▶ _Figure scripts_
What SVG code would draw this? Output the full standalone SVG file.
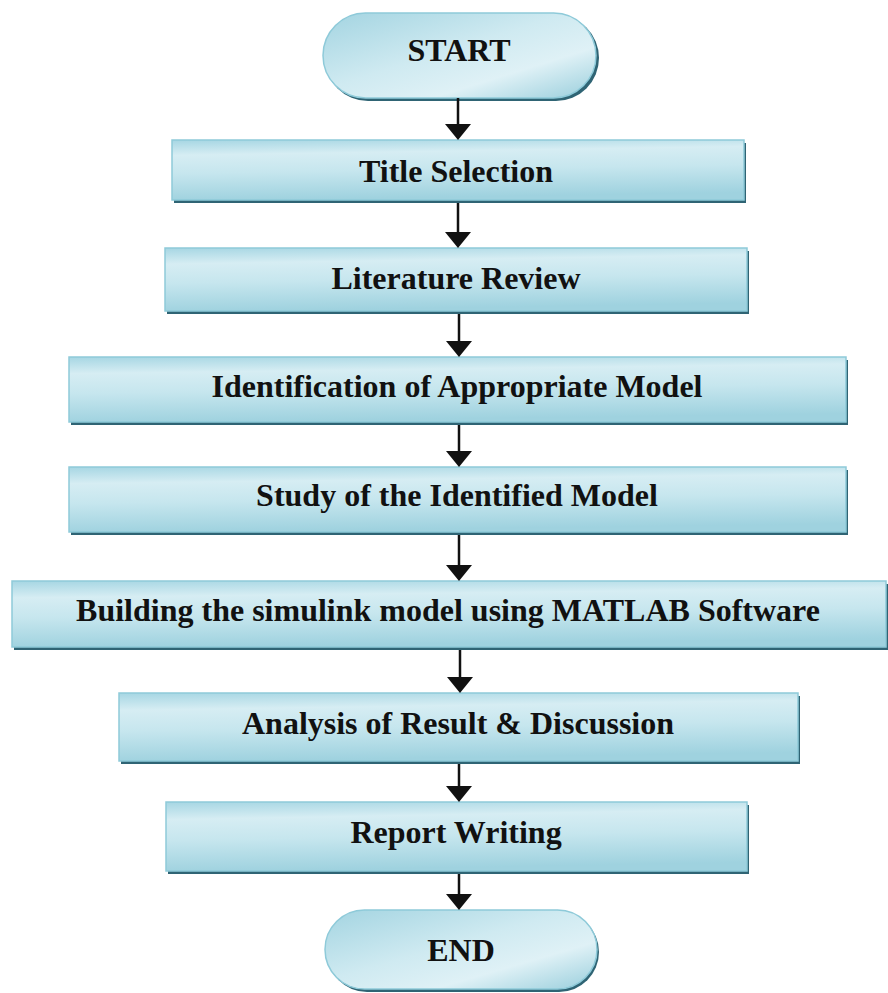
<svg xmlns="http://www.w3.org/2000/svg" width="888" height="993" viewBox="0 0 888 993">
<defs>
<linearGradient id="g" x1="0" y1="0" x2="0.15" y2="1">
<stop offset="0" stop-color="#a6d6e3"/>
<stop offset="0.25" stop-color="#d6edf3"/>
<stop offset="0.55" stop-color="#c6e6ee"/>
<stop offset="1" stop-color="#9fd2df"/>
</linearGradient>
<linearGradient id="gp" x1="0" y1="0" x2="1" y2="1">
<stop offset="0" stop-color="#a3d4e1"/>
<stop offset="0.45" stop-color="#cfeaf1"/>
<stop offset="0.7" stop-color="#dff1f6"/>
<stop offset="1" stop-color="#99cedc"/>
</linearGradient>
</defs>
<style>
.sh{fill:#2f6474}
.box{fill:url(#g);stroke:#8ecad9;stroke-width:1.5}
.pill{fill:url(#gp);stroke:#8ecad9;stroke-width:1.5}
.t{font-family:"Liberation Serif","Times New Roman",serif;font-weight:bold;font-size:32px;fill:#111;text-anchor:middle}
.ln{stroke:#111;stroke-width:2.5;fill:none}
.hd{fill:#111}
</style>
<rect width="888" height="993" fill="#fff"/>
<g id="start">
<rect class="sh" x="325" y="15" width="274" height="86" rx="43"/>
<rect class="pill" x="323" y="13" width="273" height="85" rx="42.5"/>
<text class="t" x="459" y="61">START</text>
</g>
<g id="title">
<rect class="sh" x="174" y="143" width="572" height="60"/>
<rect class="box" x="172" y="140" width="572" height="60"/>
<text class="t" x="456" y="182">Title Selection</text>
</g>
<g id="literature">
<rect class="sh" x="167" y="251" width="582" height="63"/>
<rect class="box" x="165" y="248" width="582" height="63"/>
<text class="t" x="456" y="289">Literature Review</text>
</g>
<g id="identification">
<rect class="sh" x="71" y="360" width="777" height="65"/>
<rect class="box" x="69" y="357" width="777" height="65"/>
<text class="t" x="457" y="397">Identification of Appropriate Model</text>
</g>
<g id="study">
<rect class="sh" x="71" y="470" width="777" height="65"/>
<rect class="box" x="69" y="467" width="777" height="65"/>
<text class="t" x="457" y="506">Study of the Identified Model</text>
</g>
<g id="building">
<rect class="sh" x="14" y="584" width="874" height="66"/>
<rect class="box" x="12" y="581" width="874" height="66"/>
<text class="t" x="448" y="621">Building the simulink model using MATLAB Software</text>
</g>
<g id="analysis">
<rect class="sh" x="121" y="696" width="679" height="68"/>
<rect class="box" x="119" y="693" width="679" height="68"/>
<text class="t" x="458" y="734">Analysis of Result &amp; Discussion</text>
</g>
<g id="report">
<rect class="sh" x="168" y="805" width="581" height="69"/>
<rect class="box" x="166" y="802" width="581" height="69"/>
<text class="t" x="456" y="843">Report Writing</text>
</g>
<g id="end">
<rect class="sh" x="327" y="912" width="272" height="80" rx="40"/>
<rect class="pill" x="325" y="910" width="272" height="79" rx="39.5"/>
<text class="t" x="461" y="961">END</text>
</g>
<g id="connectors">
<path class="ln" d="M458 98V126"/><path class="hd" d="M445 124H471L458 140Z"/>
<path class="ln" d="M458 203V234"/><path class="hd" d="M445 232H471L458 248Z"/>
<path class="ln" d="M459 314V343"/><path class="hd" d="M446 341H472L459 357Z"/>
<path class="ln" d="M459 425V453"/><path class="hd" d="M446 451H472L459 467Z"/>
<path class="ln" d="M459 535V567"/><path class="hd" d="M446 565H472L459 581Z"/>
<path class="ln" d="M460 650V679"/><path class="hd" d="M447 677H473L460 693Z"/>
<path class="ln" d="M459 764V788"/><path class="hd" d="M446 786H472L459 802Z"/>
<path class="ln" d="M459 874V896"/><path class="hd" d="M446 894H472L459 910Z"/>
</g>
</svg>
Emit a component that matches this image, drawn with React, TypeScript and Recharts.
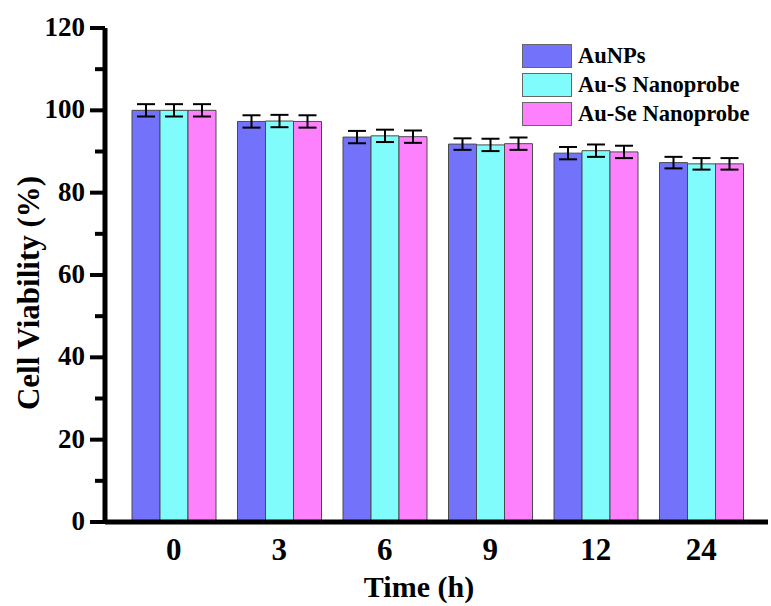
import React from 'react';
import { BarChart, Bar, XAxis, YAxis, ErrorBar, Label } from 'recharts';

const TIMES = ['0', '3', '6', '9', '12', '24'];
const AUNPS = [100, 97.3, 93.5, 91.8, 89.6, 87.3];
const AU_S = [100, 97.4, 93.8, 91.6, 90.2, 87.0];
const AU_SE = [100, 97.3, 93.6, 91.9, 89.9, 87.0];
const AUNPS_ERR = [1.5, 1.5, 1.5, 1.4, 1.5, 1.4];
const AU_S_ERR = [1.5, 1.5, 1.5, 1.5, 1.5, 1.4];
const AU_SE_ERR = [1.5, 1.5, 1.5, 1.5, 1.5, 1.4];
const Y_TICKS = [0, 10, 20, 30, 40, 50, 60, 70, 80, 90, 100, 110, 120];

const SERIES = [
  { key: 'aunps', err: 'aunpsErr', name: 'AuNPs', color: '#7272fb' },
  { key: 'aus', err: 'ausErr', name: 'Au-S Nanoprobe', color: '#80fcfc' },
  { key: 'ause', err: 'auseErr', name: 'Au-Se Nanoprobe', color: '#fd80fd' },
];

const data = TIMES.map((t, i) => ({
  time: t,
  aunps: AUNPS[i],
  aus: AU_S[i],
  ause: AU_SE[i],
  aunpsErr: AUNPS_ERR[i],
  ausErr: AU_S_ERR[i],
  auseErr: AU_SE_ERR[i],
}));

const FONT = '"Liberation Serif", "Times New Roman", serif';
const AXIS_X = 105;

const YTick = (props: any) => {
  const { y, payload } = props;
  const major = payload.value % 20 === 0;
  return (
    <g>
      <line x1={AXIS_X} x2={AXIS_X - (major ? 15 : 10)} y1={y} y2={y} stroke="#000" strokeWidth={4} />
      {major && (
        <text x={85} y={y} dy={-1} textAnchor="end" dominantBaseline="central"
          style={{ fontFamily: FONT, fontWeight: 700, fontSize: 27 }} fill="#000">
          {payload.value}
        </text>
      )}
    </g>
  );
};

const XTick = (props: any) => {
  const { x, payload } = props;
  return (
    <text x={x} y={560} textAnchor="middle" style={{ fontFamily: FONT, fontWeight: 700, fontSize: 31 }} fill="#000">
      {payload.value}
    </text>
  );
};

const Legendbox = () => (
  <div style={{ position: 'absolute', left: 522, top: 41, fontFamily: FONT, fontWeight: 'bold', fontSize: 22.5 }}>
    {SERIES.map((s) => (
      <div key={s.key} style={{ display: 'flex', alignItems: 'center', height: 29 }}>
        <div style={{ width: 50, height: 24, background: s.color, border: '1px solid #666', boxSizing: 'border-box' }} />
        <span style={{ marginLeft: 6, whiteSpace: 'nowrap' }}>{s.name}</span>
      </div>
    ))}
  </div>
);

export default function App() {
  return (
    <div style={{ position: 'absolute', left: 0, top: 0, width: 771, height: 606, background: '#fff' }}>
      <BarChart width={771} height={606} data={data} margin={{ top: 28, right: 3, left: 0, bottom: 0 }}
        barGap={0} barSize={28}>
        <XAxis dataKey="time" height={84} tick={<XTick />} tickLine={false} interval={0}
          padding={{ left: 16, right: 14 }} axisLine={{ stroke: '#000', strokeWidth: 5 }}>
          <Label content={() => (
            <text x={419} y={597} textAnchor="middle" style={{ fontFamily: FONT, fontWeight: 700, fontSize: 30 }} fill="#000">
              Time (h)
            </text>
          )} />
        </XAxis>
        <XAxis xAxisId="top" orientation="top" dataKey="time" height={0} tick={false} tickLine={false}
          padding={{ left: 16, right: 14 }} axisLine={{ stroke: '#000', strokeWidth: 4 }} />
        <YAxis width={105} domain={[0, 120]} ticks={Y_TICKS} interval={0} tick={<YTick />} tickLine={false}
          axisLine={{ stroke: '#000', strokeWidth: 5 }}>
          <Label content={() => (
            <text x={28} y={293} transform="rotate(-90 28 293)" textAnchor="middle" dominantBaseline="central"
              style={{ fontFamily: FONT, fontWeight: 700, fontSize: 31 }} fill="#000">
              Cell Viability (%)
            </text>
          )} />
        </YAxis>
        <YAxis yAxisId="right" orientation="right" width={0} domain={[0, 120]} tick={false} tickLine={false}
          axisLine={{ stroke: '#000', strokeWidth: 4 }} />
        {SERIES.map((s) => (
          <Bar key={s.key} dataKey={s.key} fill={s.color} stroke="#4a4a4a" strokeWidth={1} isAnimationActive={false}>
            <ErrorBar dataKey={s.err} width={9} stroke="#000" strokeWidth={2} />
          </Bar>
        ))}
      </BarChart>
      <Legendbox />
    </div>
  );
}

▶ _YOUR TASK_
Both the line with "Emit a component" and the line with "const AXIS_X = 105;" belong in the copy, along with every line between them; set them down exactly and skip the pictures.

▶ _WRITTEN SOLUTION_
Emit a component that matches this image, drawn with React, TypeScript and Recharts.
import React from 'react';
import { BarChart, Bar, XAxis, YAxis, ErrorBar, Label } from 'recharts';

const TIMES = ['0', '3', '6', '9', '12', '24'];
const AUNPS = [100, 97.3, 93.5, 91.8, 89.6, 87.3];
const AU_S = [100, 97.4, 93.8, 91.6, 90.2, 87.0];
const AU_SE = [100, 97.3, 93.6, 91.9, 89.9, 87.0];
const AUNPS_ERR = [1.5, 1.5, 1.5, 1.4, 1.5, 1.4];
const AU_S_ERR = [1.5, 1.5, 1.5, 1.5, 1.5, 1.4];
const AU_SE_ERR = [1.5, 1.5, 1.5, 1.5, 1.5, 1.4];
const Y_TICKS = [0, 10, 20, 30, 40, 50, 60, 70, 80, 90, 100, 110, 120];

const SERIES = [
  { key: 'aunps', err: 'aunpsErr', name: 'AuNPs', color: '#7272fb' },
  { key: 'aus', err: 'ausErr', name: 'Au-S Nanoprobe', color: '#80fcfc' },
  { key: 'ause', err: 'auseErr', name: 'Au-Se Nanoprobe', color: '#fd80fd' },
];

const data = TIMES.map((t, i) => ({
  time: t,
  aunps: AUNPS[i],
  aus: AU_S[i],
  ause: AU_SE[i],
  aunpsErr: AUNPS_ERR[i],
  ausErr: AU_S_ERR[i],
  auseErr: AU_SE_ERR[i],
}));

const FONT = '"Liberation Serif", "Times New Roman", serif';
const AXIS_X = 105;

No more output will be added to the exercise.